The controversial consortium operating Brazil’s biggest stadium yesterday introduced a new set of rules at the ground. Many supporters and journalists are shocked as most of the ‘Brazilian style’ in supporting has been banned. But that’s a problem only for those, who can afford new ticket prices.
Thursday saw new rules at Maracanã announced. This set of regulation needs to be accepted by clubs that are to hold their games here even temporarily, like Flamengo, Fluminense, Botafogo or Vasco da Gama.
The rules are called scandalous by many supporters of the so called torcidas, who claim colonization or europeanisation is about to happen. Large section banners (bandeiras), tall poles with flags on them (bamboos), drums and pyrotechnics have been banned completely. And if a supporter agrees to go inside without them, he is obliged to sit and keep his shirt on at all times (taking them off is a common habit among fans).
Interestingly, Consórcio Maracanã doesn’t allow fans to bring their instruments, but has nothing against partner/sponsor-distributed gadgets, some of which make noise. Consortium president Joao Borba explained clearly that it’s about changing the behaviour of the vocal supporters that is their goal. Operators of the stadium don’t want any premium seat viewers to have their view obstructed by smoke, flags or standing people.
Which makes for another reason to criticize the future atmosphere at Joao Maracanã – there are well over 20,000 premium seats altogether. And what may frustrate tenant clubs most, the revenues of all of the business zone will be collected by Consórcio Maracanã (over 30,000 altogether), while clubs will only be allowed to take the income of 45,000 worst seats. At the same time the cheapest ticket for any non-club ticket has been announced at R$100 ($45 / €34), while clubs are allowed to provide cheaper fees in their sections.

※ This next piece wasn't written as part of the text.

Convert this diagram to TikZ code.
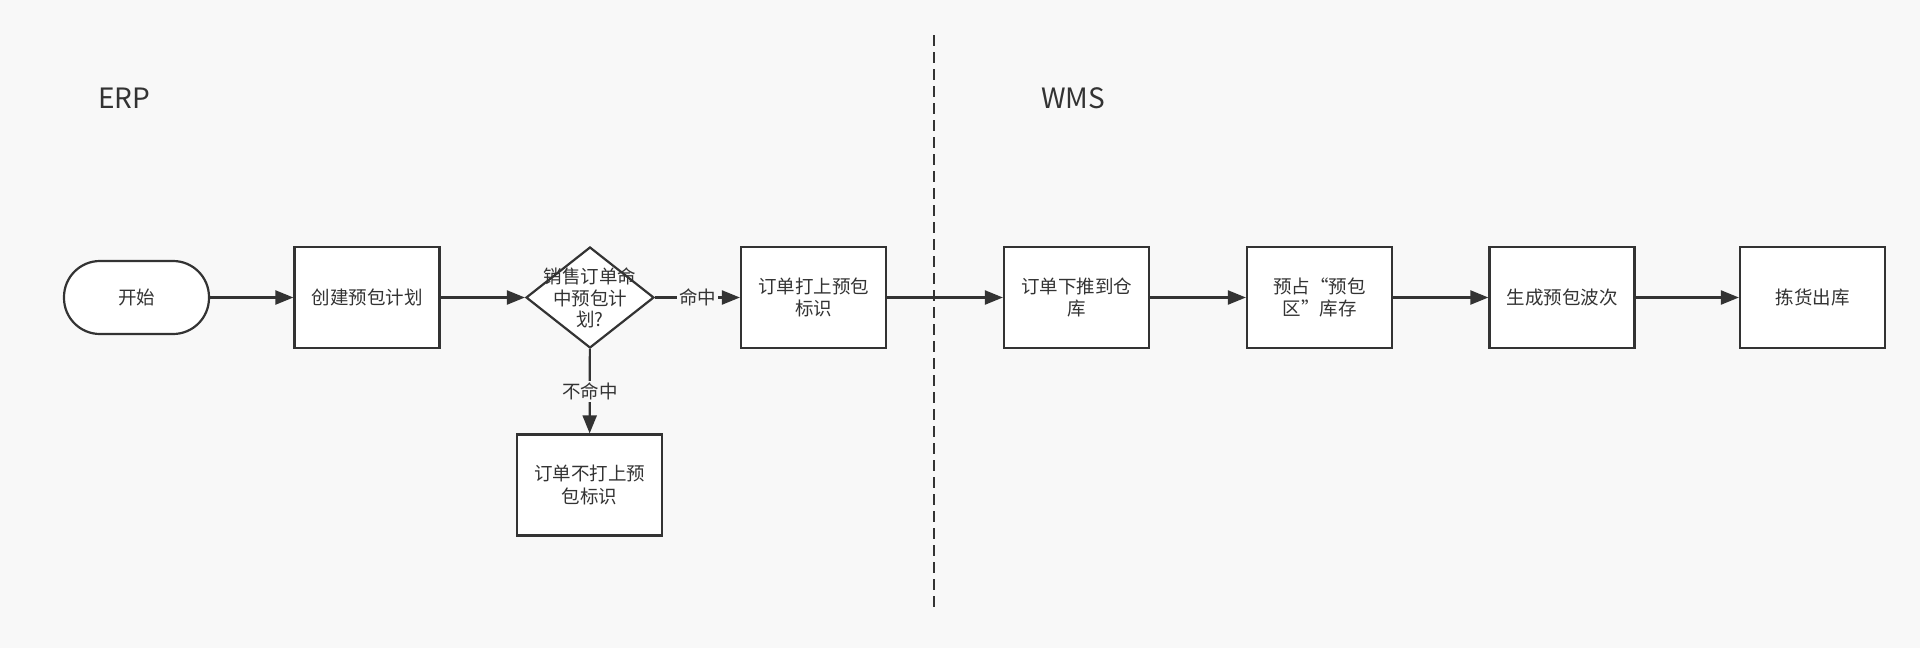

This lack of symmetry in sharing revenues and new spectator regulations only add to the dissatisfaction with Maracanã’s redevelopment. First, stadiums were said to be privately financed back in 2007. Then they weren’t and price was inflating rapidly here in Rio de Janeiro. At the same time commercial facilities pushed back those for local community and finally a consortium of companies that already made huge earnings on planning/building the stadium were granted authority over it for the next 35 years.
Many columnists call for either disobeying the new rules or boycotting games. Declarations by supporters are similar – some of them say they won’t give up on their way of supporting, while others promise not to buy any tickets if the scenario is kept in force.